San Raffaele, parte lo studio contro il Covid-19

Si tratta di protocollo unitario che permetterà di raccogliere informazioni sia cliniche sia biologiche in modo sistematico e quindi di ottenere dati affidabili sull’efficacia dei farmaci oggi somministrati negli ospedali italiani.

L’approccio. All’interno dello studio ogni paziente colpito da coronavirus segue lo stesso iter terapeutico, benché possa essere preso in carico da oltre sette reparti diversi che oggi sono dedicati all’emergenza. Il percorso inizia con il prelievo di diversi campioni biologici, fra i quali sangue, plasma, urine e tamponi virali.

Incrociando le informazioni che emergono dai campioni, con i protocolli di trattamento e i dati clinici raccolti dai pazienti lungo l’intero periodo di degenza, i ricercatori del San Raffaele sperano di riuscire a capire meglio cosa accomuna i pazienti più gravi, quali sono gli indicatori che ci permettono di prevedere il decorso della malattia e quali sono i farmaci che funzionano meglio nei diversi casi.

Malattia sconosciuta. Il nuovo coronavirus si manifesta in modo molto diversificato dal punto di vista della gravità dei sintomi. E questo non solo perché in quasi l’80 per cento dei pazienti la presenza del virus è poco o per nulla sintomatica e nel restante 20% dà origine a una polmonite grave.

«Osserviamo grande variabilità anche in quel 20% di pazienti più gravi ricoverati in ospedale. Molti si riprendono con la sola somministrazione dell’ossigeno, altri necessitano della terapia intensiva e in alcuni casi addirittura dell’ossigenazione extracorporea» spiega Zangrillo.

«Al momento, su questo fronte, stiamo studiando il beneficio dalla ventilazione non-invasiva in uno stadio precocissimo della malattia, mentre nei pazienti nella fase maggiormente critica stiamo testando l’uso dell’Angiotensina II, un vasocostrittore già usato in terapia intensiva e che potrebbe dare un beneficio proprio in queste persone».

Che cosa distingua il diverso decorso dei pazienti con Covid-19 non è al momento chiaro, ma spesso a giocare un ruolo chiave nell’aggravarsi dei sintomi sembra esserci un’eccessiva risposta del sistema immunitario.

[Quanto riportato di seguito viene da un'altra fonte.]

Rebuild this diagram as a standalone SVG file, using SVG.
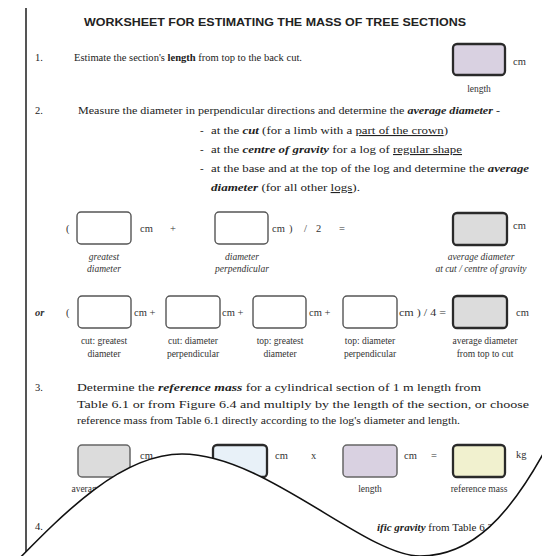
<svg xmlns="http://www.w3.org/2000/svg" width="542" height="556" viewBox="0 0 542 556">
<style>
.t{font-family:"Liberation Serif","Times New Roman",serif;fill:#222;}
.b{font-weight:bold;}
.bi{font-weight:bold;font-style:italic;}
.i{font-style:italic;}
.u{text-decoration:underline;}
.lab{font-family:"Liberation Serif","Times New Roman",serif;fill:#333;font-size:9.5px;text-anchor:middle;}
.op{font-family:"Liberation Serif","Times New Roman",serif;fill:#333;font-size:10.5px;}
.bw{fill:#fff;stroke:#555;stroke-width:1.4;}
.bg{fill:#dcdcdc;stroke:#2a2a2a;stroke-width:2.3;}
.bgm{fill:#dcdcdc;stroke:#666;stroke-width:1.5;}
.bl{fill:#d9d1e1;stroke:#2a2a2a;stroke-width:2.3;}
.blm{fill:#d9d1e1;stroke:#666;stroke-width:1.5;}
.bb{fill:#e8f1f8;stroke:#2a2a2a;stroke-width:2.3;}
.by{fill:#f1f1cf;stroke:#2a2a2a;stroke-width:2.3;}
</style>
<rect width="542" height="556" fill="#fff"/>
<line x1="26" y1="8" x2="26" y2="556" stroke="#555" stroke-width="2"/>

<text x="84" y="26" font-family="Liberation Sans,Arial,sans-serif" font-weight="bold" font-size="11.5" fill="#222" textLength="382" lengthAdjust="spacingAndGlyphs">WORKSHEET FOR ESTIMATING THE MASS OF TREE SECTIONS</text>

<g id="item1">
<text class="t" x="35" y="61" font-size="10.5">1.</text>
<text class="t" x="74" y="61" font-size="10.5" textLength="228" lengthAdjust="spacingAndGlyphs">Estimate the section's <tspan class="b">length</tspan> from top to the back cut.</text>
<rect class="bl" x="453" y="44" width="52" height="31" rx="4"/>
<text class="op" x="513" y="65">cm</text>
<text class="lab" x="479" y="92">length</text>
</g>

<g id="item2">
<text class="t" x="35" y="114" font-size="10.5">2.</text>
<text class="t" x="78" y="114" font-size="11" textLength="422" lengthAdjust="spacingAndGlyphs">Measure the diameter in perpendicular directions and determine the <tspan class="bi">average diameter</tspan> -</text>
<text class="t" x="200" y="134" font-size="11">-</text>
<text class="t" x="211" y="134" font-size="11" textLength="237" lengthAdjust="spacingAndGlyphs">at the <tspan class="bi">cut</tspan> (for a limb with a <tspan class="u">part of the crown</tspan>)</text>
<text class="t" x="200" y="153" font-size="11">-</text>
<text class="t" x="211" y="153" font-size="11" textLength="251" lengthAdjust="spacingAndGlyphs">at the <tspan class="bi">centre of gravity</tspan> for a log of <tspan class="u">regular shape</tspan></text>
<text class="t" x="200" y="172" font-size="11">-</text>
<text class="t" x="211" y="172" font-size="11" textLength="318" lengthAdjust="spacingAndGlyphs">at the base and at the top of the log and determine the <tspan class="bi">average</tspan></text>
<text class="t" x="211" y="191" font-size="11" textLength="149" lengthAdjust="spacingAndGlyphs"><tspan class="bi">diameter</tspan> (for all other <tspan class="u">logs</tspan>).</text>
</g>

<g id="rowA">
<text class="op" x="66" y="232">(</text>
<rect class="bw" x="77" y="212" width="54" height="32" rx="4"/>
<text class="op" x="140" y="232">cm</text>
<text class="op" x="170" y="232">+</text>
<rect class="bw" x="215" y="212" width="53" height="32" rx="4"/>
<text class="op" x="272" y="232">cm</text>
<text class="op" x="289" y="232">)</text>
<text class="op" x="304" y="232">/</text>
<text class="op" x="316" y="232">2</text>
<text class="op" x="339" y="232">=</text>
<rect class="bg" x="453" y="213" width="54" height="32" rx="4"/>
<text class="op" x="513" y="229">cm</text>
<text class="lab i" x="104" y="260">greatest</text>
<text class="lab i" x="104" y="272">diameter</text>
<text class="lab i" x="242" y="260">diameter</text>
<text class="lab i" x="242" y="272">perpendicular</text>
<text class="lab i" x="481" y="260">average diameter</text>
<text class="lab i" x="481" y="272">at cut / centre of gravity</text>
</g>

<g id="rowB">
<text class="op bi" x="35" y="316">or</text>
<text class="op" x="66" y="316">(</text>
<rect class="bw" x="78" y="296" width="53" height="32" rx="4"/>
<text class="op" x="134" y="316">cm +</text>
<rect class="bw" x="166" y="296" width="54" height="32" rx="4"/>
<text class="op" x="222" y="316">cm +</text>
<rect class="bw" x="253" y="296" width="53" height="32" rx="4"/>
<text class="op" x="309" y="316">cm +</text>
<rect class="bw" x="343" y="296" width="54" height="32" rx="4"/>
<text class="op" x="399" y="316" textLength="47" lengthAdjust="spacingAndGlyphs">cm ) / 4 =</text>
<rect class="bg" x="453" y="296" width="54" height="32" rx="4"/>
<text class="op" x="516" y="316">cm</text>
<text class="lab" x="104" y="344">cut: greatest</text>
<text class="lab" x="104" y="357">diameter</text>
<text class="lab" x="193" y="344">cut: diameter</text>
<text class="lab" x="193" y="357">perpendicular</text>
<text class="lab" x="280" y="344">top: greatest</text>
<text class="lab" x="280" y="357">diameter</text>
<text class="lab" x="370" y="344">top: diameter</text>
<text class="lab" x="370" y="357">perpendicular</text>
<text class="lab" x="485" y="344">average diameter</text>
<text class="lab" x="485" y="357">from top to cut</text>
</g>

<g id="item3">
<text class="t" x="35" y="391" font-size="10.5">3.</text>
<text class="t" x="77" y="391" font-size="11" textLength="404" lengthAdjust="spacingAndGlyphs">Determine the <tspan class="bi">reference mass</tspan> for a cylindrical section of 1 m length from</text>
<text class="t" x="77" y="408" font-size="11" textLength="452" lengthAdjust="spacingAndGlyphs">Table 6.1 or from Figure 6.4 and multiply by the length of the section, or choose</text>
<text class="t" x="77" y="424" font-size="11" textLength="383" lengthAdjust="spacingAndGlyphs">reference mass from Table 6.1 directly according to the log's diameter and length.</text>
</g>

<g id="rowC">
<rect class="bgm" x="78" y="445" width="52" height="32" rx="4"/>
<text class="op" x="140" y="459">cm</text>
<rect class="bb" x="213" y="445" width="54" height="32" rx="4"/>
<text class="op" x="275" y="459">cm</text>
<text class="op" x="311" y="459">x</text>
<rect class="blm" x="343" y="445" width="54" height="32" rx="4"/>
<text class="op" x="404" y="459">cm</text>
<text class="op" x="431" y="459">=</text>
<rect class="by" x="453" y="445" width="52" height="32" rx="4"/>
<text class="op" x="516" y="458">kg</text>
<text class="lab" x="104" y="492">average diameter</text>
<text class="lab" x="281" y="492" style="text-anchor:end">log</text>
<text class="lab" x="370" y="492">length</text>
<text class="lab" x="479" y="492">reference mass</text>
</g>

<g id="item4">
<text class="t" x="35" y="530" font-size="10.5">4.</text>
<text class="t" x="493" y="531" font-size="11" text-anchor="end"><tspan class="bi">ific gravity</tspan> from Table 6.2</text>
</g>

<g id="wave">
<path d="M -5,575 L 10,568 C 62,515 120,454 182,454 C 265,454 365,556 420,556 C 472,556 510,516 548,445 L 550,575 Z" fill="#fff"/>
<path d="M 10,568 C 62,515 120,454 182,454 C 265,454 365,556 420,556 C 472,556 510,516 548,445" fill="none" stroke="#111" stroke-width="1.6"/>
</g>
</svg>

«In una parte dei pazienti si osservano altissimi livelli di infiammazione, al punto che il danno polmonare sembra essere causato in modo sostanziale anche dalle difese immunitarie stesse, ormai fuori controllo – dice Lorenzo Dagna, primario dell’unità di Immunologia e Reumatologia -. Alcuni superano questo momento con la sola somministrazione di ossigeno, mentre altri non sembrano rispondere neanche a terapie antinfiammatorie e immunosoppressive più impegnative. Capire quali siano i pazienti più a rischio e intervenire precocemente potrebbe fare la differenza. Ecco perché una sperimentazione rigorosa e su gruppi omogenei di pazienti è fondamentale».